10 мая, 2016     Автор: Юлия Клюева
Sadiq Khan, London’s Mayor, Hits Back at Donald Trump’s Comments on Islam

Sadiq Khan, who was elected mayor of London on Thursday, the first Muslim to hold the job, lashed out on Monday at Donald J. Trump, the presumptive Republican nominee for president, saying that Mr. Trump’s inflammatory remarks about Islam could threaten security in Britain and the United States.

“Trump’s ignorant view of Islam could make both our countries less safe,” Mr. Khan wrote on Twitter on Tuesday morning. “It risks alienating mainstream Muslims. London has proved him wrong.”

On Monday, Mr. Trump told The New York Times that “there will always be exceptions,” when asked how his proposal to bar Muslims from entering the United States would affect people like Mr. Khan.

“I was happy to see that,” Mr. Trump said of Mr. Khan’s election. “I think it’s a very good thing, and I hope he does a very good job because frankly that would be very, very good.”

Asked why, Mr. Trump said: “Because I think if he does a great job, it will really — you lead by example, always lead by example. If he does a good job, and frankly if he does a great job, that would be a terrific thing.”

Mr. Trump has been criticized for his proposed ban, which he announced soon after the terrorist attacks in and around Paris in November that killed 130 people.

In an interview with Time magazine published on Monday, Mr. Khan criticized Mr. Trump’s approach to Muslims and said he planned to visit the United States before the inauguration of the next president, on Jan. 20.

Mr. Khan, the son of working-class immigrants from Pakistan, was a human rights lawyer and was elected to Parliament, as a Labour member representing South London, in 2005.

In December, when Mr. Trump floated the idea of barring Muslims from the United States, Mr. Khan called Mr. Trump’s comments “divisive and outrageous” and said, “I hope Trump loses — badly.” Mr. Trump has urged a “total and complete shutdown of Muslims entering the United States” until political leaders can “figure out what is going on” with jihadist terrorism.

In his interview with Time, Mr. Khan said: “I want to go to America to meet with and engage with American mayors. If Donald Trump becomes the president, I’ll be stopped from going there by virtue of my faith, which means I can’t engage with American mayors and swap ideas.”

Mr.
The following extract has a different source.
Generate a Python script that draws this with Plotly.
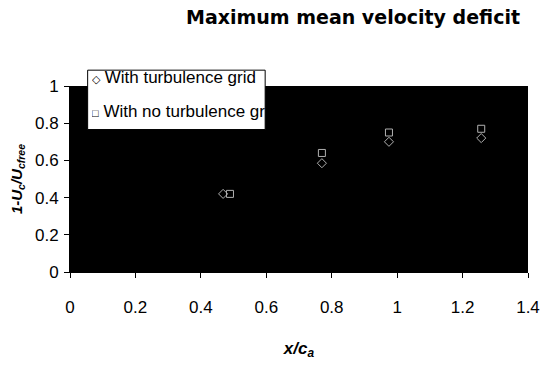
import plotly.graph_objects as go

# Maximum mean velocity deficit along the wake
x_grid = [0.468, 0.77, 0.975, 1.257]
y_grid = [0.42, 0.585, 0.70, 0.72]
x_nogrid = [0.489, 0.77, 0.975, 1.257]
y_nogrid = [0.42, 0.64, 0.75, 0.77]

x_ticks = [0, 0.2, 0.4, 0.6, 0.8, 1.0, 1.2, 1.4]
x_labels = ["0", "0.2", "0.4", "0.6", "0.8", "1", "1.2", "1.4"]
y_ticks = [0, 0.2, 0.4, 0.6, 0.8, 1.0]
y_labels = ["0", "0.2", "0.4", "0.6", "0.8", "1"]

label_grid = "With turbulence grid"
label_nogrid = "With no turbulence grid"

FONT = "Liberation Sans, Arial, sans-serif"

fig = go.Figure()
fig.add_trace(go.Scatter(
    x=x_grid, y=y_grid, mode="markers", name=label_grid, showlegend=False,
    marker=dict(symbol="diamond-open", size=7, color="#b0b0b0", line=dict(width=1)),
))
fig.add_trace(go.Scatter(
    x=x_nogrid, y=y_nogrid, mode="markers", name=label_nogrid, showlegend=False,
    marker=dict(symbol="square-open", size=7, color="#b0b0b0", line=dict(width=1)),
))

# plot area spans x: 70..537 px, y: 86..274 px
L, R, T, B = 70, 15, 86, 92
W, H = 552, 366
pw, ph = W - L - R, H - T - B


def px(xp):
    return (xp - L) / pw


def py(yp):
    return (H - B - yp) / ph


# legend box (entries are clipped at its right edge)
fig.add_shape(type="rect", xref="paper", yref="paper",
              x0=px(88), x1=px(269), y0=py(130), y1=py(70),
              fillcolor="white", line=dict(color="black", width=1), layer="above")

sym = '<span style="font-size:11px">{}</span>'
for text, ypix, s in [(label_grid, 77, "\u25C7"), (label_nogrid, 112, "\u25A1")]:
    fig.add_annotation(
        xref="paper", yref="paper", x=px(91), y=py(ypix), xanchor="left", yanchor="middle",
        text=sym.format(s) + " " + text, showarrow=False, align="left",
        width=176, borderpad=0,
        font=dict(family=FONT, size=17, color="black"),
    )

fig.update_layout(
    width=W, height=H,
    margin=dict(l=L, r=R, t=T, b=B),
    paper_bgcolor="white", plot_bgcolor="black",
    title=dict(
        text="<b>Maximum mean velocity deficit</b>",
        x=353 / W, xanchor="center", y=1 - 17 / H, yanchor="middle",
        font=dict(family="DejaVu Sans, sans-serif", size=19, color="black"),
    ),
    font=dict(family=FONT, size=17, color="black"),
)
fig.update_xaxes(
    range=[0, 1.4], tickvals=x_ticks, ticktext=x_labels,
    showgrid=False, zeroline=False, showline=True, linecolor="black",
    ticks="outside", ticklen=5, tickcolor="black", ticklabelstandoff=15,
    title=dict(text="<b><i>x/c<sub>a</sub></i></b>", standoff=25,
               font=dict(family=FONT, size=17)),
)
fig.update_yaxes(
    range=[0, 1], tickvals=y_ticks, ticktext=y_labels,
    showgrid=False, zeroline=False, showline=True, linecolor="black",
    ticks="outside", ticklen=5, tickcolor="black", ticklabelstandoff=2,
    title=dict(text="<b><i>1-U<sub>c</sub>/U<sub>cfree</sub></i></b>", standoff=8,
               font=dict(family=FONT, size=15)),
)

fig.write_html("out.html")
Khan told the magazine he was “confident” that Mr. Trump would not win the November election.

“Conservative tacticians thought those sort of tactics would win London, and they were wrong,” he said, referring to the divisive mayoral campaign in London, in which Mr. Khan’s opponent, Zac Goldsmith of the Conservative Party, criticized Mr. Khan’s past advocacy on behalf of criminal defendants, including his opposition to the extradition of a man who was later convicted in the United States of supporting terrorism.

Mr. Goldsmith accused Mr. Khan of giving “platforms and oxygen and cover and excuses” to extremists. Mr. Khan — who supports many things that are reviled by jihadists, like same-sex marriage — said any contact he had had with radicals had been only in the context of defending their human rights.

Mr. Khan told Time that his election had been a victory for a more diverse understanding of what it meant to be British, and he argued that it could contain an “antidote” to extremism.

“What I think the election showed was that actually there is no clash of civilization between Islam and the West,” he said, adding of jihadists, “What better antidote to the hatred they spew than someone like me being in this position?”

Mr. Khan said that his success and the success of other British Muslims — like the pop star Zayn Malik, the Olympic runner Mo Farah and the reality-television star Nadiya Hussain, who baked Queen Elizabeth II’s 90th birthday cake — showed young people that “you can be British, Muslim and successful.”